Забыл спросить про этаж, но с этим легко разобраться. Это явно первый. И даже не знал, как это принять – но оказалось, что мой кабинет идет через кабинетов шесть от директорского. Напугался – не то слово. Нафантазировал себе массу последствий из списка нежелательных, но спокойно, сохраняя (по крайней мере пытаясь) осанку, прошел к своему 11—63. По ходу думал о разгадке названий кабинетов. Единственная версия, не дожившая до практического подтверждения, такова: окна, эта школа могла бороться за рейтинг в списках школ, которые уделяют основу бюджет-внимания окнам; «1998» была ими перенасыщена, дизайн так и говорил: не стоит скрываться, мы с вами – вырастающие граждане мира, пусть прохожие видят процесс вашего и нашего роста над собою посредством взаимосвязи, взаимопонимания и совместного созидания взрослых и этих самых вырастающих разумов. Окна были узкого образца, с совсем чуть-чуть заметными белыми рамами, как будто прозрачными; если кто-нибудь сосчитает, на против какого окна расположен кабинет 11—63, то я почти уверен, что номер будет 63, а что касается цифры 11, идущей первой в номере кабинетов, то на сей счет близкого предположения не будет, а отдаленное насчет того, что первый этаж и, чтобы статной оставалась оригинальность названий, добавить еще одну единичку.

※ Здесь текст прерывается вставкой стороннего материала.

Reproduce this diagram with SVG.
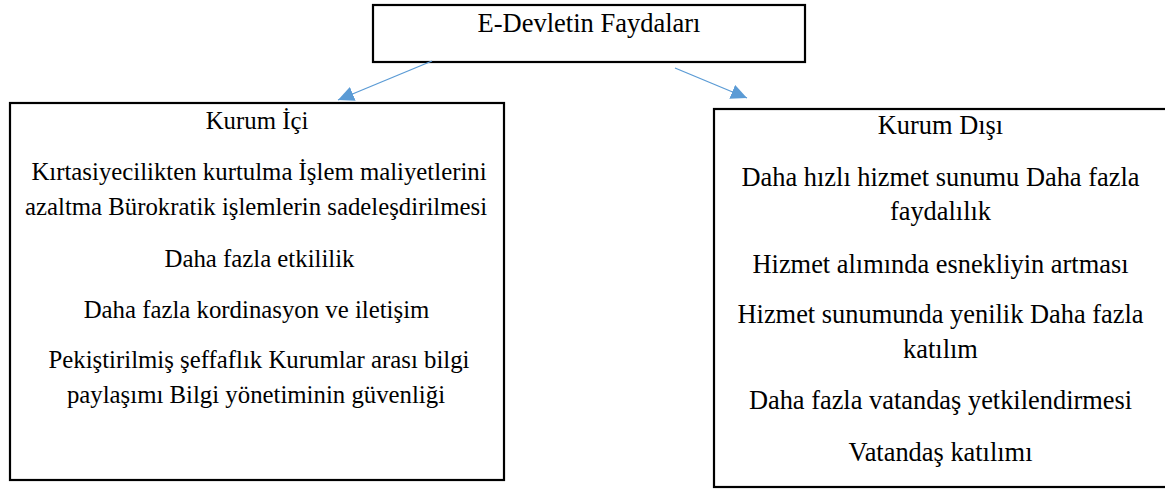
<svg xmlns="http://www.w3.org/2000/svg" width="1165" height="489" viewBox="0 0 1165 489">
<style>
.box{fill:#fff;stroke:#000;stroke-width:2.2}
.t{font-family:"Liberation Serif","Times New Roman",serif;fill:#000;text-anchor:middle}
.l{font-size:24.8px}
.r{font-size:26.4px}
.h{font-size:26.5px}
.c{stroke:#5B9BD5;stroke-width:1.3;fill:none;marker-end:url(#ah)}
</style>
<defs>
<marker id="ah" viewBox="0 0 16 15" refX="16" refY="7.5" markerWidth="16" markerHeight="15" markerUnits="userSpaceOnUse" orient="auto">
<path d="M0,0 L16,7.5 L0,15 Z" fill="#5B9BD5"/>
</marker>
</defs>
<rect width="1165" height="489" fill="#fff"/>
<g id="node-top">
<rect class="box" x="373" y="5" width="432" height="57"/>
<text class="t h" x="589" y="31.7">E-Devletin Faydaları</text>
</g>
<g id="node-left">
<rect class="box" x="10" y="103" width="494" height="377"/>
<text class="t l" x="257" y="129.3">Kurum İçi</text>
<text class="t l" x="259" y="180">Kırtasiyecilikten kurtulma İşlem maliyetlerini</text>
<text class="t l" x="256" y="215">azaltma Bürokratik işlemlerin sadeleşdirilmesi</text>
<text class="t l" x="259.5" y="266.7">Daha fazla etkililik</text>
<text class="t l" x="256.5" y="317.7">Daha fazla kordinasyon ve iletişim</text>
<text class="t l" x="259" y="368.3">Pekiştirilmiş şeffaflık Kurumlar arası bilgi</text>
<text class="t l" x="256" y="403.3">paylaşımı Bilgi yönetiminin güvenliği</text>
</g>
<g id="node-right">
<rect class="box" x="714" y="109" width="454" height="378"/>
<text class="t r" x="940.5" y="134.3">Kurum Dışı</text>
<text class="t r" x="940.5" y="185.7">Daha hızlı hizmet sunumu Daha fazla</text>
<text class="t r" x="940.5" y="220">faydalılık</text>
<text class="t r" x="940.5" y="272.7">Hizmet alımında esnekliyin artması</text>
<text class="t r" x="940.5" y="323.3">Hizmet sunumunda yenilik Daha fazla</text>
<text class="t r" x="940.5" y="358.3">katılım</text>
<text class="t r" x="940.5" y="409.3">Daha fazla vatandaş yetkilendirmesi</text>
<text class="t r" x="940.5" y="461">Vatandaş katılımı</text>
</g>
<g id="connectors">
<line class="c" x1="432" y1="61" x2="338" y2="100"/>
<line class="c" x1="675" y1="68" x2="747" y2="98"/>
</g>
</svg>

Ключ похож на те, которые ещё создавались в каком-нибудь Камелоте при каком-нибудь короле Артуре. Старый, железный, тяжелый; но приятный. Ощущения при взаимодействии с дверью – великолепные.

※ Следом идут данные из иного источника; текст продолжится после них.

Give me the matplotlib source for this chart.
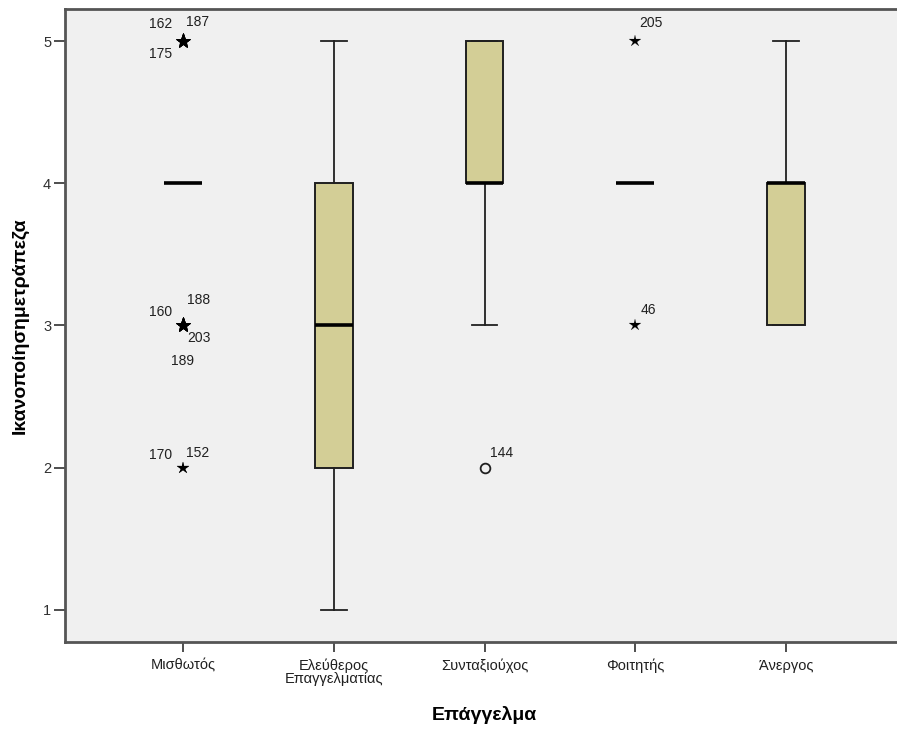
import matplotlib.pyplot as plt
from matplotlib import font_manager

# box summaries per occupation
groups = ['Μισθωτός', 'Ελεύθερος\nΕπαγγελματίας', 'Συνταξιούχος', 'Φοιτητής', 'Άνεργος']
q1 = [4, 2, 4, 4, 3]
med = [4, 3, 4, 4, 4]
q3 = [4, 4, 5, 4, 4]
whislo = [4, 1, 3, 4, 3]
whishi = [4, 5, 5, 4, 5]

# flagged cases: group index, value, case number, kind
case_group = [0, 0, 0, 0, 0, 0, 0, 0, 0, 2, 3, 3]
case_value = [5, 5, 5, 3, 3, 3, 3, 2, 2, 2, 5, 3]
case_id = ['162', '187', '175', '160', '188', '203', '189', '170', '152', '144', '205', '46']
case_kind = ['x', 'x', 'x', 'x', 'x', 'x', 'x', 'x', 'x', 'o', 'x', 'x']

# label offsets in pixels from the marker
label_offset = [(-34, 10), (3, 12), (-34, -20), (-34, 6), (4, 18), (4, -20), (-12, -43),
                (-34, 6), (3, 8), (5, 8), (4, 11), (5, 8)]

families = ['Liberation Sans Narrow', 'Liberation Sans', 'DejaVu Sans']
installed = {f.name for f in font_manager.fontManager.ttflist}
plt.rcParams['font.family'] = [f for f in families if f in installed]

fig = plt.figure(figsize=(8.97, 7.29), dpi=100)
ax = fig.add_axes([65 / 897, 1 - 642 / 729, 839 / 897, 633 / 729])
ax.set_facecolor('#f0f0f0')

stats = []
for i, g in enumerate(groups):
    stats.append(dict(label=g, q1=q1[i], med=med[i], q3=q3[i],
                      whislo=whislo[i], whishi=whishi[i], fliers=[]))

pos = list(range(1, len(groups) + 1))
ax.bxp(stats, positions=pos, widths=0.25, patch_artist=True, showfliers=False,
       boxprops=dict(facecolor='#d3ce96', edgecolor='#202020', linewidth=1.4),
       medianprops=dict(color='black', linewidth=2.6),
       whiskerprops=dict(color='#202020', linewidth=1.3),
       capprops=dict(color='#202020', linewidth=1.3),
       capwidths=0.17)

# markers; stacked stars are drawn heavier
for i in range(len(case_id)):
    x = pos[case_group[i]]
    y = case_value[i]
    n = sum(1 for j in range(len(case_id))
            if case_group[j] == case_group[i] and case_value[j] == y)
    if case_kind[i] == 'o':
        ax.plot(x, y, marker='o', ms=7, mfc='none', mec='#202020', mew=1.3, zorder=4)
    else:
        ax.plot(x, y, marker='*', ms=11 if n > 2 else 9, color='black',
                mec='black', mew=0.5 if n > 2 else 0.1, zorder=4)
    dx, dy = label_offset[i]
    ax.annotate(case_id[i], (x, y), xytext=(dx, dy), textcoords='offset pixels',
                fontsize=10, color='#202020', family=['Liberation Sans', 'DejaVu Sans'],
                va='bottom', ha='left')

ax.set_xlim(0.215, 5.785)
ax.set_ylim(0.775, 5.225)
ax.set_yticks([1, 2, 3, 4, 5])
ax.set_yticklabels(['1', '2', '3', '4', '5'], family=['Liberation Sans', 'DejaVu Sans'])
ax.set_xticks(pos)
ax.set_xticklabels(groups, fontsize=10.5, linespacing=0.9)
ax.tick_params(axis='y', labelsize=10.5, length=8, width=1.2, color='#303030',
               labelcolor='#303030', pad=2)
ax.tick_params(axis='x', length=7, width=1.2, color='#303030', labelcolor='#202020', pad=5)

for s in ['left', 'bottom', 'top', 'right']:
    ax.spines[s].set_color('#555555')
    ax.spines[s].set_linewidth(2)

ax.set_xlabel('Επάγγελμα', fontsize=14, fontweight='bold', labelpad=14)
ax.set_ylabel('Ικανοποίησημετράπεζα', fontsize=14, fontweight='bold', labelpad=10)

fig.savefig('out.png', dpi=100, facecolor='white')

Открыл и шагнул. Шагнул в свой новый, в свой первый класс.
Уют? Обычно многие люди сразу решают для себя, войдя в любое помещение, уютно ли оно, но тут я затруднился. Это длинный кабинет; кабинет, которого я не ожидал; успел даже забыть те образы, ранее представляемые мной.
Прошел ещё немного и посчитал сколько окон. Четыре; современные окна должен заметить. Школа оказалась не из бедных.
Далее я просто обрадовался, по-учительски (ух ты! да я серьезно быстро освоился), по-человечески, по-своему, обрадовался! Причина? Доска, на которой можно писать мелом. Доска, не связанная с компьютером и новыми технологиями. Через секунду сразу же заметил штук пять упаковок белых мелков у меня на столе. Стол, в общем-то, не считая этого, пуст. Но плюс ко всему, оправдывая первичные впечатления по приходу, мимолетно представил для себя, что новые технологии нужны мне как начинающему учителю. Я пошел в учителя – с целями, с идеями, а новые технологии – из списка помощников, оставалось придумать «как включить этого помощника», включу в одиночестве или мне поможет кто-то из будущих учеников, которых я собирался взять под свою психологическую опеку? И у меня, к удивлению, со школы уже ждут парочка идей, работающих с новыми технологиями и всем из них стекающим во всемирную недавно новозародвишуюся «паутину».
Я захотел поверить в то, что школа «1998» перед принятием к себе нового учителя – тщательно, и с особым творческим подходом, проанализировав учительскую жертву, меня в данном случае, подготавливает кабинет, строит и ставит всё так, как нужно учителю. Бред? Фантастика? Я рад! Я очень буду рад, если это и фантастические выдумки! Да пусть! Главное – есть то, что мне подходит; как оно попало на место – обошлось без моего к этому привлечения.
Сел за свой стол. Кожаное кресло на колесиках. Как я люблю. Это конечно необычно; стоило проверить свое везение, есть ли в других классах такие же стулья для учителей. Да черт возьми – я был готов выломать дверь в кабинет директора, приставить ствол пистолета к его горлу, повалить его на пол и кричать на всю огромную школу, что он про меня знает! После чего – он, мать вашу, сказал бы мне: «Спасибо, Чарльз, я не ошибся в выборе!» А потом бы сам нажал на курок пистолета! Я бы и не успел ничего сделать, помешать ему; если бы оно было нужно, ведь я мог улыбнуться и позволить завершить сделанный выбор директора. Он просто бы застрелился. Моей рукой. Меня бы посадили и стать учителем я смог бы только в тюрьме, только не на глазах детей, а в присутствии мерзкой толпы тюремщиков. Черт, представится же тоже; длинный путь, от обучения к «работе» в школе – и в конце тюрьма? Это что же я должен совершить, как преступно повлиять в обществе на учительском дозоре?